Three alternatives trends to traditional talent management 

Fortunately, HR teams are now introducing smarter approaches to traditional talent management and delivering it in ways that have more impact and relevance. Let’s look at three new talent trends.

Articulate what you want them to DO, not BE

Instead of the futile exercise of trying to define what perfect leadership looks like, we’re seeing HR teams focus more on what they want leaders to achieve. One of my favorite examples of these comes from a large systems engineering firm who do it with beautiful simplicity. Instead of the usual numerous leadership attributes in a competency model, they state that leaders must do three things:

By focusing on these outcomes, they ensure that leaders are doing the things that matter whilst not prescribing the best way to deliver them, allowing leaders to use a style that works for them. Whilst the HR team provides support and coaching, they resist the urge to them how exactly how to do it. Instead, they use pulse surveys to measure whether employees feel the organization helps them to perform better, appreciates what they do, and gives them the right level of autonomy to do their best work.

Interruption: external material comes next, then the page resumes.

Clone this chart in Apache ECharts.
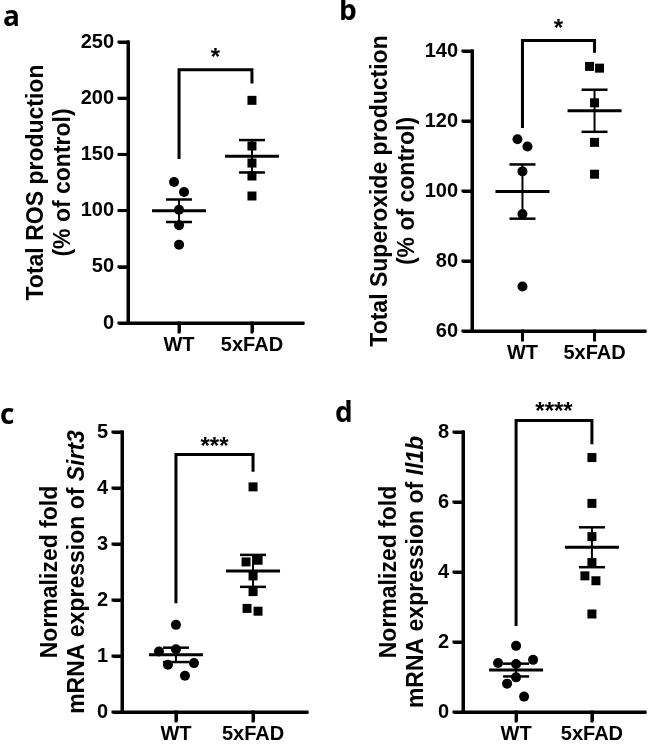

Focus on the majority, not the elite

We’re seeing a declining obsession with the top elite. HR teams are finding new ways to help and ensure that the majority of people reach their potential.

For example, a major pharmaceutical company has a mantra that ‘growth isn’t optional.’ By this, they mean that regardless of whether you are ambitious and want a promotion, are interested in moving sideways, or whether you are a subject matter expert, everyone has a conversation about how they are growing.

A leading FMCG company has started to reframe its talent discussions away from ‘Who is ready for a promotion?’ to ‘Everyone is ready to do something different. How can we help?’. This helps managers to avoid the usual unconscious bias and instead think more broadly about their teams.

Process-lite talent management

Most leaders like talking about their people. They just hate the prep work and the documenting of their assessments and decisions. We’re seeing HR teams enabling regular but process-lite, discussions amongst leaders about their talent. For example, a major financial services company has replaced the annual talent review with ‘Talking Talent’ sessions. These sessions include clusters of around six to eight managers getting together for just one hour a month to talk about the people in their team and the opportunities they have coming up. No grids or forms to complete. Just regular conversations.

Traditional talent management, like so many aspects of HR, is getting a welcome overhaul. The traditional focus of HR teams on the big cumbersome processes and painful assessments is being replaced with more agile, conversational, and outcome-focused approaches. It’s much more relevant to today’s world and much more impactful as a result.